SHORT TASK:
Locate the lines that hold the string "Output". Copy every such line.

DATA LINES:

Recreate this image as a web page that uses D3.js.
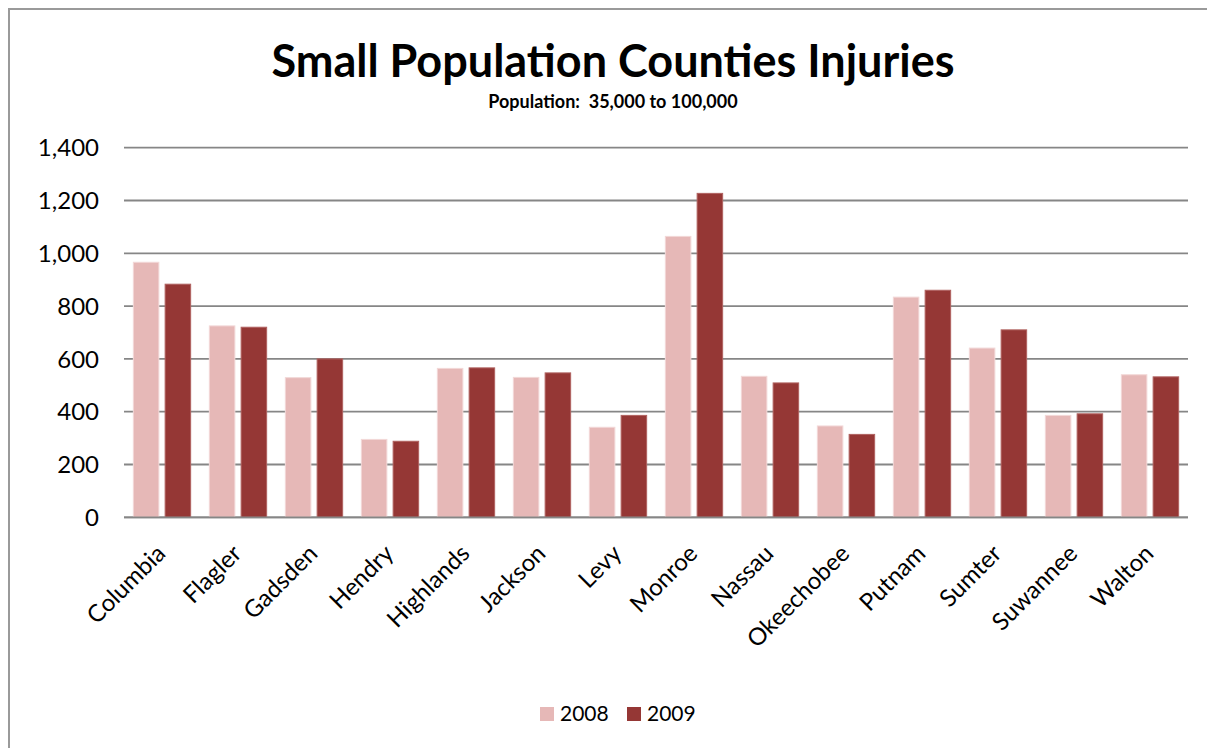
<!DOCTYPE html>
<html>
<head>
<meta charset="utf-8">
<script src="https://cdn.jsdelivr.net/npm/d3@7"></script>
<style>
  html, body { margin: 0; padding: 0; background: #fff; }
  svg { display: block; font-family: Lato, "Open Sans", sans-serif; }
</style>
</head>
<body>
<svg id="chart" width="1207" height="748"></svg>
<script>
const counties = ["Columbia","Flagler","Gadsden","Hendry","Highlands","Jackson","Levy","Monroe","Nassau","Okeechobee","Putnam","Sumter","Suwannee","Walton"];
const series = ["2008","2009"];
const values2008 = [966, 725, 529, 295, 564, 530, 341, 1064, 534, 346, 834, 641, 386, 540];
const values2009 = [883, 720, 600, 288, 566, 547, 386, 1227, 509, 314, 860, 710, 392, 532];
const yTicks = [0, 200, 400, 600, 800, 1000, 1200, 1400];
const colors = ["#E6B8B7", "#953735"];
const strokes = ["#F2D8D7", "#B06260"];
const titleText = "Small Population Counties Injuries";
const subtitleText = "Population:  35,000 to 100,000";

const svg = d3.select("#chart");

// outer chart border (cropped at right/bottom)
svg.append("path")
  .attr("d", "M9,748 L9,9 L1207,9")
  .attr("fill", "none").attr("stroke", "#9a9a9a").attr("stroke-width", 2);

const plot = {left: 124, right: 1188, top: 147.7, bottom: 517.3};

const x0 = d3.scaleBand().domain(counties).range([plot.left, plot.right]).paddingInner(0.246).paddingOuter(0.123);
const x1 = d3.scaleBand().domain(series).range([0, x0.bandwidth()]).paddingInner(0.197);
const y = d3.scaleLinear().domain([0, 1400]).range([plot.bottom, plot.top]);

// gridlines
svg.append("g").selectAll("line").data(yTicks).join("line")
  .attr("x1", plot.left).attr("x2", plot.right)
  .attr("y1", d => y(d)).attr("y2", d => y(d))
  .attr("stroke", "#868686").attr("stroke-width", 1.8);

// y axis labels
const fmt = d3.format(",");
svg.append("g").selectAll("text").data(yTicks).join("text")
  .attr("x", 99).attr("y", d => y(d))
  .attr("dy", "0.36em")
  .attr("text-anchor", "end")
  .attr("font-size", 24).attr("fill", "#000")
  .text(d => fmt(d));

// bars
const data = counties.map((c, i) => ({county: c, vals: [values2008[i], values2009[i]]}));
const groups = svg.append("g").selectAll("g").data(data).join("g")
  .attr("transform", d => `translate(${x0(d.county)},0)`);
groups.selectAll("rect").data(d => d.vals.map((v, j) => ({key: series[j], v, j}))).join("rect")
  .attr("x", d => x1(d.key))
  .attr("width", x1.bandwidth())
  .attr("y", d => y(d.v))
  .attr("height", d => y(0) - y(d.v))
  .attr("fill", d => colors[d.j])
  .attr("stroke", d => strokes[d.j]).attr("stroke-width", 1);

// baseline redraw on top
svg.append("line").attr("x1", plot.left).attr("x2", plot.right)
  .attr("y1", y(0)).attr("y2", y(0)).attr("stroke", "#868686").attr("stroke-width", 1.8);

// category labels rotated
svg.append("g").selectAll("text").data(counties).join("text")
  .attr("transform", d => `translate(${x0(d) + x0.bandwidth()/2 + 5},${555}) rotate(-45)`)
  .attr("text-anchor", "end")
  .attr("font-size", 24).attr("fill", "#000")
  .text(d => d);

// title
svg.append("text").attr("x", 613).attr("y", 77)
  .attr("text-anchor", "middle").attr("font-weight", "bold").attr("font-size", 45)
  .text(titleText);
svg.append("text").attr("x", 613).attr("y", 108)
  .attr("text-anchor", "middle").attr("font-weight", "bold").attr("font-size", 18)
  .attr("xml:space", "preserve").style("white-space", "pre")
  .text(subtitleText);

// legend
const legend = svg.append("g");
const legX = [540, 627];
series.forEach((s, i) => {
  legend.append("rect").attr("x", legX[i]).attr("y", 707).attr("width", 14).attr("height", 14).attr("fill", colors[i]);
  legend.append("text").attr("x", legX[i] + 20).attr("y", 721)
    .attr("font-size", 21).attr("fill", "#000").text(s);
});
</script>
</body>
</html>
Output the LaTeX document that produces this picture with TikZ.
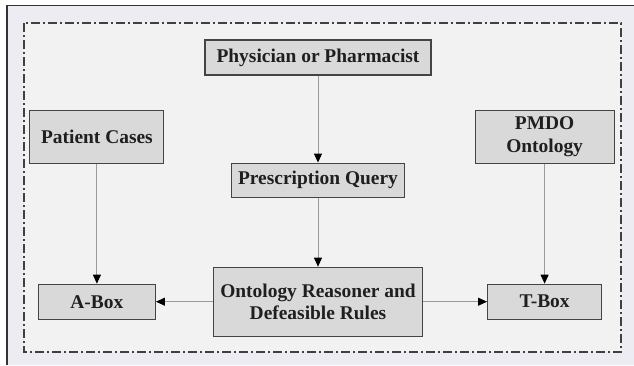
\documentclass[tikz,border=0pt]{standalone}
\usepackage{fontspec}
\setmainfont{Liberation Serif}
\usepackage{xcolor}
\usetikzlibrary{positioning,arrows.meta}
\definecolor{outerbg}{HTML}{EDECF2}
\definecolor{innerbg}{HTML}{F2F2F2}
\definecolor{boxfill}{HTML}{D9D9D9}
\definecolor{boxline}{HTML}{444444}
\definecolor{linkgray}{HTML}{9A9A9A}
\begin{document}
\begin{tikzpicture}[
  x=1bp, y=-1bp,
  box/.style={draw=boxline, line width=1.1bp, fill=boxfill, inner sep=0pt, align=center,
    text=black!88, font=\bfseries\fontsize{19.5}{22.5}\selectfont},
  arrow/.style={-{Triangle[length=9bp,width=8bp,color=black]}, draw=linkgray, line width=0.9bp},
  frame/.style={draw=black!75, line width=1.4bp, dash pattern=on 9bp off 3bp on 2bp off 3bp}
]
\useasboundingbox (0,0) rectangle (634,365);
\fill[outerbg] (7,5.5) rectangle (634,365);
\draw[black!80, line width=1.5bp] (7,365) -- (7,5.5) -- (634,5.5);
\draw[frame, fill=innerbg] (24,23) rectangle (621,352);

\node[box, minimum width=226bp, minimum height=35bp] (phys) at (318,57.5) {Physician or Pharmacist};
\node[box, minimum width=173bp, minimum height=34bp, below=87bp of phys] (query) {Prescription Query};
\node[box, minimum width=209bp, minimum height=69bp, below=69bp of query] (reason) {Ontology Reasoner and\\Defeasible Rules};
\node[box, minimum width=117bp, minimum height=35bp, left=57bp of reason] (abox) {A-Box};
\node[box, minimum width=114bp, minimum height=35bp, right=64bp of reason] (tbox) {T-Box};
\node[box, minimum width=134bp, minimum height=53bp, above=120bp of abox] (cases) {Patient Cases};
\node[box, minimum width=139bp, minimum height=53bp, above=120bp of tbox] (pmdo) {PMDO\\Ontology};

\draw[arrow] (phys) -- (query);
\draw[arrow] (query) -- (reason);
\draw[arrow] (cases) -- (abox);
\draw[arrow] (pmdo) -- (tbox);
\draw[arrow] (reason) -- (abox);
\draw[arrow] (reason) -- (tbox);
\end{tikzpicture}
\end{document}
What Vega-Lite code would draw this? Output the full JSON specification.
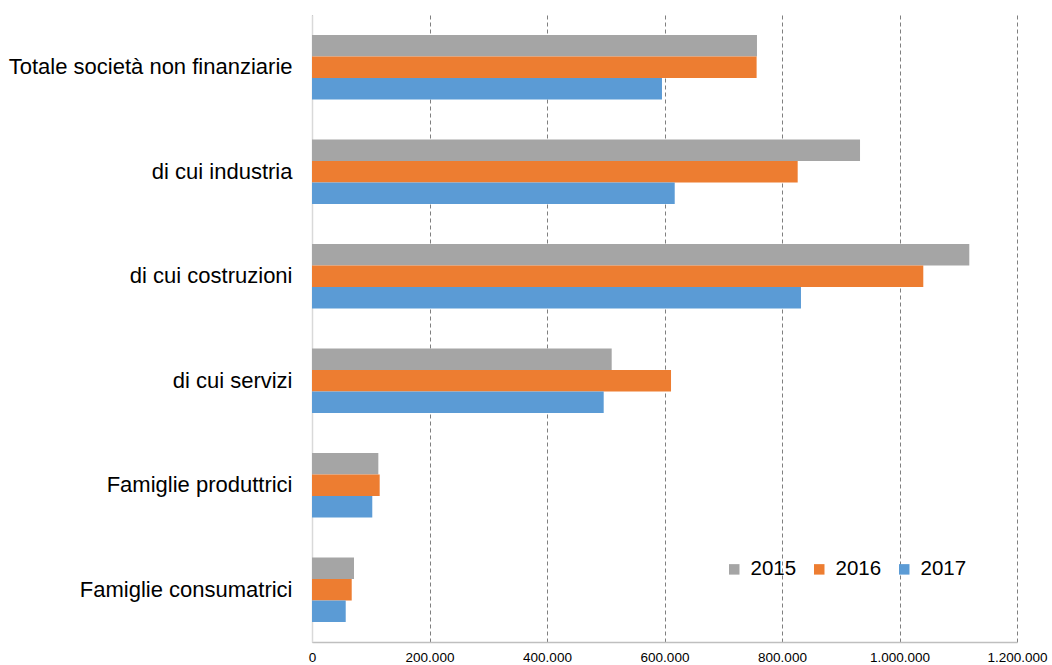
{
  "$schema": "https://vega.github.io/schema/vega-lite/v6.json",
  "width": 705,
  "height": 627,
  "autosize": "none",
  "padding": {"left": 312, "top": 15, "right": 35, "bottom": 23},
  "background": "white",
  "data": {
    "values": [
      {"categoria": "Totale società non finanziarie", "anno": "2015", "valore": 757400},
      {"categoria": "Totale società non finanziarie", "anno": "2016", "valore": 756800},
      {"categoria": "Totale società non finanziarie", "anno": "2017", "valore": 595700},
      {"categoria": "di cui industria", "anno": "2015", "valore": 932800},
      {"categoria": "di cui industria", "anno": "2016", "valore": 826700},
      {"categoria": "di cui industria", "anno": "2017", "valore": 617400},
      {"categoria": "di cui costruzioni", "anno": "2015", "valore": 1118800},
      {"categoria": "di cui costruzioni", "anno": "2016", "valore": 1040500},
      {"categoria": "di cui costruzioni", "anno": "2017", "valore": 832300},
      {"categoria": "di cui servizi", "anno": "2015", "valore": 510100},
      {"categoria": "di cui servizi", "anno": "2016", "valore": 611100},
      {"categoria": "di cui servizi", "anno": "2017", "valore": 496500},
      {"categoria": "Famiglie produttrici", "anno": "2015", "valore": 112900},
      {"categoria": "Famiglie produttrici", "anno": "2016", "valore": 115200},
      {"categoria": "Famiglie produttrici", "anno": "2017", "valore": 102600},
      {"categoria": "Famiglie consumatrici", "anno": "2015", "valore": 71500},
      {"categoria": "Famiglie consumatrici", "anno": "2016", "valore": 67600},
      {"categoria": "Famiglie consumatrici", "anno": "2017", "valore": 57400}
    ]
  },
  "mark": {"type": "bar"},
  "encoding": {
    "y": {
      "field": "categoria",
      "type": "nominal",
      "sort": null,
      "scale": {"paddingInner": 0.385, "paddingOuter": 0.1925},
      "axis": {
        "title": null,
        "ticks": false,
        "domain": true,
        "domainColor": "#d9d9d9",
        "domainWidth": 1.5,
        "labelFont": "Liberation Sans",
        "labelFontSize": 22,
        "labelColor": "#000000",
        "labelPadding": 20,
        "labelLimit": 400
      }
    },
    "yOffset": {
      "field": "anno",
      "type": "nominal",
      "sort": ["2015", "2016", "2017"],
      "scale": {"paddingInner": 0, "paddingOuter": 0}
    },
    "x": {
      "field": "valore",
      "type": "quantitative",
      "scale": {"domain": [0, 1200000], "nice": false},
      "axis": {
        "title": null,
        "values": [0, 200000, 400000, 600000, 800000, 1000000, 1200000],
        "labelExpr": "replace(format(datum.value, ','), regexp(',', 'g'), '.')",
        "labelFont": "Liberation Sans",
        "labelFontSize": 13.5,
        "labelColor": "#000000",
        "labelPadding": 8,
        "ticks": false,
        "domain": true,
        "domainColor": "#bfbfbf",
        "domainWidth": 1.5,
        "grid": true,
        "gridColor": "#7f7f7f",
        "gridDash": [4, 3],
        "gridWidth": 1,
        "labelFlush": false
      }
    },
    "color": {
      "field": "anno",
      "type": "nominal",
      "scale": {"domain": ["2015", "2016", "2017"], "range": ["#A5A5A5", "#ED7D31", "#5B9BD5"]},
      "legend": {
        "title": null,
        "orient": "none",
        "direction": "horizontal",
        "legendX": 412,
        "legendY": 544,
        "symbolType": "square",
        "symbolSize": 110,
        "symbolStrokeWidth": 0,
        "labelFont": "Liberation Sans",
        "labelFontSize": 20.5,
        "labelColor": "#000000",
        "labelOffset": 6,
        "columnPadding": 12,
        "padding": 0
      }
    }
  },
  "config": {
    "view": {"stroke": null},
    "axis": {"gridOpacity": 1}
  }
}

TASK RESULT:
Output the LaTeX document that produces this picture with TikZ.
What Vega-Lite code would draw this? Output the full JSON specification.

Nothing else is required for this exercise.